I think the only solution to this problem is either go for  windows based tally or downgrade your window to 98.


----------



## mohit_sunbeach (Nov 16, 2006)

i installed 98 2day but still tally is notr running
same error is coming


----------



## BP Srivastava (Jan 10, 2008)

tally4.5 can be run in window xp with vertual pc 2004 but when tried to take printout with a DMP it prints very slow can anybody give the solution for this problem


----------



## magneticme200 (Jan 11, 2008)

can anybody pls alaborate how do i use tally 4.5 with 'vertual pc 2004'???

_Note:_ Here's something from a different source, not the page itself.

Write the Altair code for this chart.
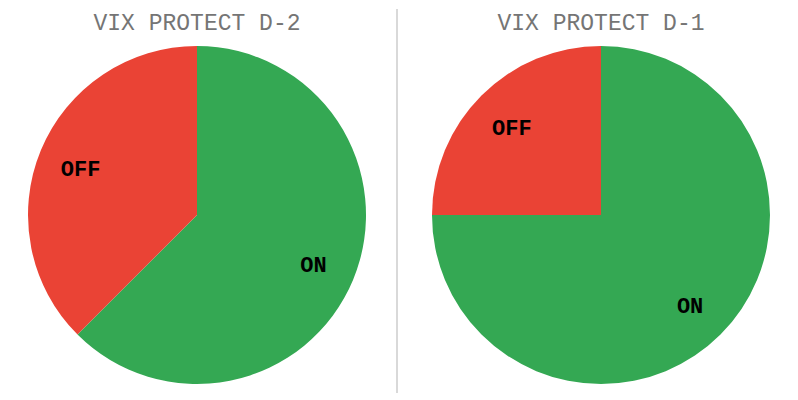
import altair as alt
import pandas as pd

# Data
panel_titles = ["VIX PROTECT D-2", "VIX PROTECT D-1"]
statuses = ["ON", "OFF"]
status_order = [0, 1]
d2_values = [62.5, 37.5]
d1_values = [75.0, 25.0]

colors = ["#34A853", "#EA4335"]
MONO = "Courier New, Liberation Mono, monospace"

PANEL_W = 378
PANEL_H = 338


def pie(title, values, with_divider):
    df = pd.DataFrame({"status": statuses, "value": values, "order": status_order})
    base = alt.Chart(df).encode(
        theta=alt.Theta("value:Q", stack=True),
        order=alt.Order("order:Q"),
    )
    arc = base.mark_arc().encode(
        color=alt.Color(
            "status:N",
            scale=alt.Scale(domain=statuses, range=colors),
            legend=None,
        )
    )
    labels = base.mark_text(
        radius=126,
        font=MONO,
        fontSize=22,
        fontWeight="bold",
        color="#000000",
        align="center",
        baseline="middle",
        dy=2,
    ).encode(text="status:N")
    heading = alt.Chart(pd.DataFrame({"title": [title]})).mark_text(
        font=MONO,
        fontSize=23,
        fontWeight="normal",
        color="#757575",
        align="center",
        baseline="alphabetic",
    ).encode(
        text="title:N",
        x=alt.value(PANEL_W / 2),
        y=alt.value(-16),
    )
    layers = [arc, labels, heading]
    if with_divider:
        divider = alt.Chart(pd.DataFrame({"d": [0]})).mark_rule(
            color="#cccccc", strokeWidth=1.5
        ).encode(
            x=alt.value(389),
            y=alt.value(-37),
            y2=alt.value(347),
        )
        layers.append(divider)
    return alt.layer(*layers).properties(width=PANEL_W, height=PANEL_H)


chart = alt.hconcat(
    pie(panel_titles[0], d2_values, True),
    pie(panel_titles[1], d1_values, False),
    spacing=26,
    bounds="flush",
).properties(padding=0).configure_view(stroke=None)

chart.save("out.html", embed_options={"renderer": "svg", "actions": False})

and frm whre do i get vertual pc 2004?
i do not take print outs with tally i just manage accounts...so i shall assume that evrything will work fine?

thnks in advance

manan


----------



## lucky_dadoo (Mar 21, 2008)

how t o run tally 4.5 in xp or how to convert data of tally 4.5 into 5.4 or higher version


----------



## Akshay (Mar 21, 2008)

Try running tally 4.5 using dosbox. Dunno if it will work but u can give it a try.


----------



## sajjukhan (Apr 12, 2008)

Yes Old school days came back again. Now you can run Tally 4.5, Tally4.5 (dos version) under windows xp with "Run Tally" utility available with me. There is no need to install Virtual PC (VPC2007) or VMWare Workstation. Just double click on Run Tally icon from Desktop and see the magic. How? just email me at emraan.khan@rediffmail.com.


----------



## rkt_gkp (Apr 28, 2008)

I want to run tally4.5 on win XP. Help me please.



lucky_dadoo said:


> how t o run tally 4.5 in xp or how to convert data of tally 4.5 into 5.4 or higher version


. Help me please.


----------



## ankitarora23 (Jun 25, 2008)

sajjukhan said:


> Yes Old school days came back again. Now you can run Tally 4.5, Tally4.5 (dos version) under windows xp with "Run Tally" utility available with me. There is no need to install Virtual PC (VPC2007) or VMWare Workstation. Just double click on Run Tally icon from Desktop and see the magic. How? just email me at emraan.khan@rediffmail.com.


 
please send me  the run tally utility bcoz i m using virtual pc 2004
and it does  not work well
regards
ankit


----------